Этим также могла объясняться неудачная женитьба на Антонине Милюковой. Муж и жена прожили в одном доме всего 6 недель, после чего Чайковский уехал в Швейцарию и, если судить по письмам, даже хотел топиться. В своей корреспонденции композитор подчеркивает, что страстное желание отца видеть его женатым стало одной из причин заключения неудачного союза.
Известно также, что Чайковский планировал свадьбу с французской певицей Дезире Арто. Она не состоялась по банальной причине — Арто выскочила замуж за другого.
В 1995 году исследователь Валерий Соколов опубликовал статью, в которой приводились письма Петра Ильича его брату Модесту без купюр. Эта работа вышла в официальном альманахе дома-музея Чайковского в Клину, где и находится значительная часть корреспонденции русского композитора. Оказалось, что в советское время были отредактированы в нужном идеологическом ключе более 200 писем.
В своей работе Соколов восполняет некоторые из этих пробелов и приводит, в частности, такое послание Чайковского Модесту: «Только ты один, Модя, во всем мире можешь вполне понять испытанные мною вчера чувства. От скуки, несносной апатии я согласился на увещания Николая Львовича познакомиться с одним очень милым юношей из крестьянского сословия, служащего в лакеях.
Rendezvous было назначено на Никитском бульваре. У меня целый день сладко ныло сердце, ибо я очень расположен в настоящую минуту безумно влюбиться в кого-нибудь. Приходим на бульвар, знакомимся и я влюбляюсь мгновенно, как Татьяна в Онегина. Его лицо и его фигура — un rive (как во сне), воплощение сладкой мечты».
Эти письма обнажают тяжелую внутреннюю борьбу Чайковского с тем, что он считал постыдным пороком, «величайшей и непреодолимейшей преградой к счастию». В письмах к брату композитор признается, что к своей жене испытывал самое настоящее отвращение, и описывает свои знакомства с молодыми людьми.

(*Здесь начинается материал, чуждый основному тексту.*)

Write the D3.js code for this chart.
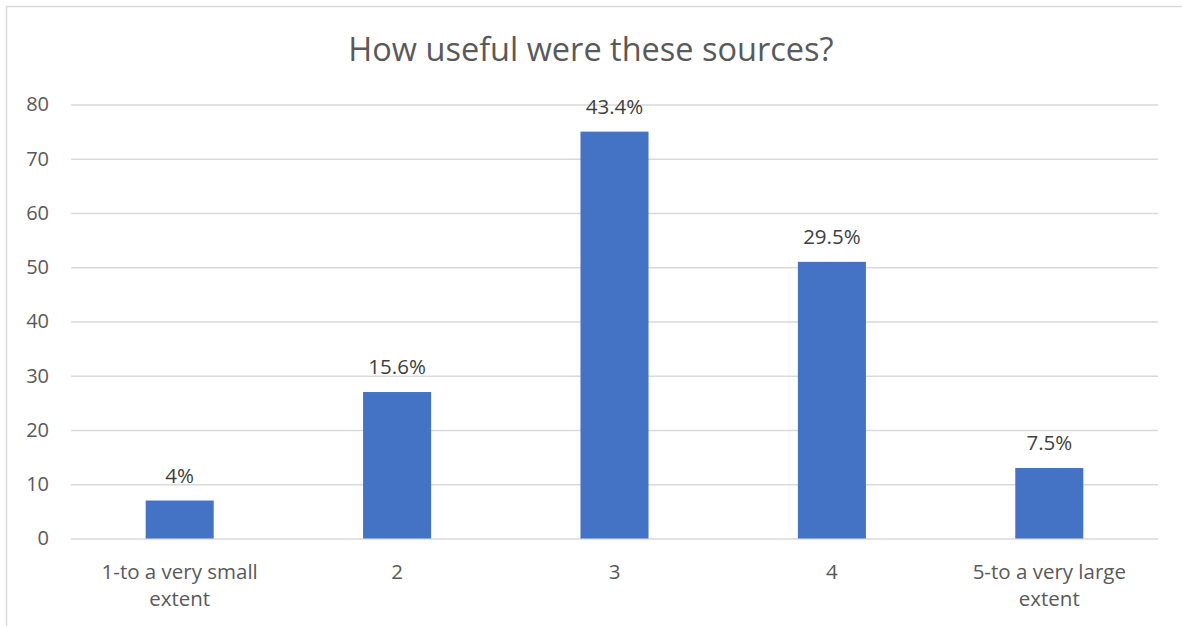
<!DOCTYPE html>
<html>
<head>
<meta charset="utf-8">
<script src="https://cdn.jsdelivr.net/npm/d3@7"></script>
<style>
  html, body { margin: 0; padding: 0; background: #fff; }
  svg { display: block; font-family: "Open Sans", "Noto Sans", sans-serif; }
</style>
</head>
<body>
<svg id="chart" width="1182" height="626"></svg>
<script>
// Survey responses per usefulness rating
const categories = ["1-to a very small extent", "2", "3", "4", "5-to a very large extent"];
const counts = [7, 27, 75, 51, 13];
const shareLabels = ["4%", "15.6%", "43.4%", "29.5%", "7.5%"];
const yTicks = [0, 10, 20, 30, 40, 50, 60, 70, 80];
const chartTitle = "How useful were these sources?";

const svg = d3.select("#chart");
const W = 1182, H = 626;
const margin = { left: 71, right: 24, top: 104.5, bottom: 87.5 };
const plotW = W - margin.left - margin.right;
const plotH = H - margin.top - margin.bottom;

// outer chart frame
svg.append("rect")
  .attr("x", 6.5).attr("y", 6.5)
  .attr("width", W + 10).attr("height", H + 10)
  .attr("fill", "#fff").attr("stroke", "#d9d9d9").attr("stroke-width", 1.5);

svg.append("text")
  .attr("x", 591).attr("y", 61)
  .attr("text-anchor", "middle")
  .attr("font-size", 32.5)
  .attr("fill", "#595959")
  .text(chartTitle);

const g = svg.append("g").attr("transform", `translate(${margin.left},${margin.top})`);

const x = d3.scaleBand().domain(categories).range([0, plotW]).paddingInner(0.687).paddingOuter(0.3435);
const y = d3.scaleLinear().domain([0, 80]).range([plotH, 0]);

// horizontal gridlines with value labels
const yAxis = g.append("g").call(
  d3.axisLeft(y).tickValues(yTicks).tickSize(-plotW).tickPadding(22)
);
yAxis.select(".domain").remove();
yAxis.selectAll(".tick line").attr("stroke", "#d9d9d9").attr("stroke-width", 1.5);
yAxis.selectAll(".tick text")
  .attr("font-size", 20).attr("fill", "#595959")
  .attr("font-family", "\"Open Sans\", sans-serif");

// bars
g.selectAll("rect.bar")
  .data(counts)
  .join("rect")
  .attr("class", "bar")
  .attr("x", (d, i) => x(categories[i]))
  .attr("y", d => y(d))
  .attr("width", x.bandwidth())
  .attr("height", d => plotH - y(d))
  .attr("fill", "#4472c4");

// share labels above bars
g.selectAll("text.share")
  .data(counts)
  .join("text")
  .attr("class", "share")
  .attr("x", (d, i) => x(categories[i]) + x.bandwidth() / 2)
  .attr("y", d => y(d) - 18)
  .attr("text-anchor", "middle")
  .attr("font-size", 20.5)
  .attr("fill", "#404040")
  .text((d, i) => shareLabels[i]);

// category labels, wrapped
const wrapLines = {
  "1-to a very small extent": ["1-to a very small", "extent"],
  "5-to a very large extent": ["5-to a very large", "extent"]
};
const xl = g.append("g").attr("transform", `translate(0,${plotH})`);
categories.forEach(c => {
  const lines = wrapLines[c] || [c];
  const t = xl.append("text")
    .attr("x", x(c) + x.bandwidth() / 2)
    .attr("y", 40)
    .attr("text-anchor", "middle")
    .attr("font-size", 20.5)
    .attr("fill", "#595959");
  lines.forEach((ln, k) => {
    t.append("tspan").attr("x", x(c) + x.bandwidth() / 2).attr("dy", k === 0 ? 0 : 27).text(ln);
  });
});
</script>
</body>
</html>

Эти послания рисуют образ человека, который ценой невероятных внутренних усилий пытается бороться с собой, но безуспешно. Между строк читается тонкий психологизм. Чего стоит отрывок, пронизанный маленькой, но острой, настоящей драмой влюбленности: «Он садится рядом со мной на диван, снимает перчатки… и … и о ужас? Руки, ужасные руки, маленькие, с маленькими ногтями, слегка обкусанными, и с блеском на коже возле ногтей, как у Николая Рубинштейна! Ах, что это был за страшный удар моему сердцу! Что за муку я перенес! Однако он так хорош, так мил, очарователен во всех других отношениях, что с помощью двух рюмок водки я к концу вечера все-таки был влюблен и таял. Испытал хорошие, сладкие минуты, способные помирить со скукой и пошлостью жизни».
Александр Познанский, автор многочисленных работ о Чайковском, опубликованных за рубежом, не сомневается: великий русский композитор был гомосексуалистом. Он пишет о том, что в жизни Петра Ильича царил «культ веселья и развлечений», а жажда новых романтических знакомств не оставляла его ни на минуту.
Психиатр Михаил Буянов, возглавлявший Московскую психотерапевтическую академию, также изучал архивные документы (уже по медицинской части) и пришел к противоположному выводу. При этом он ссылался на материалы, связанные с визитами композитора к светилам психиатрии.
Вероятно, творчество было для Чайковского выходом из душевного кризиса; в своих произведениях он воплощал напряженные драматические концепции, мотивы одиночества и тоски. Недаром так близка ему была «Исповедь» Толстого — муки сомнения, напряженного духовного поиска не оставляли композитора до последних дней.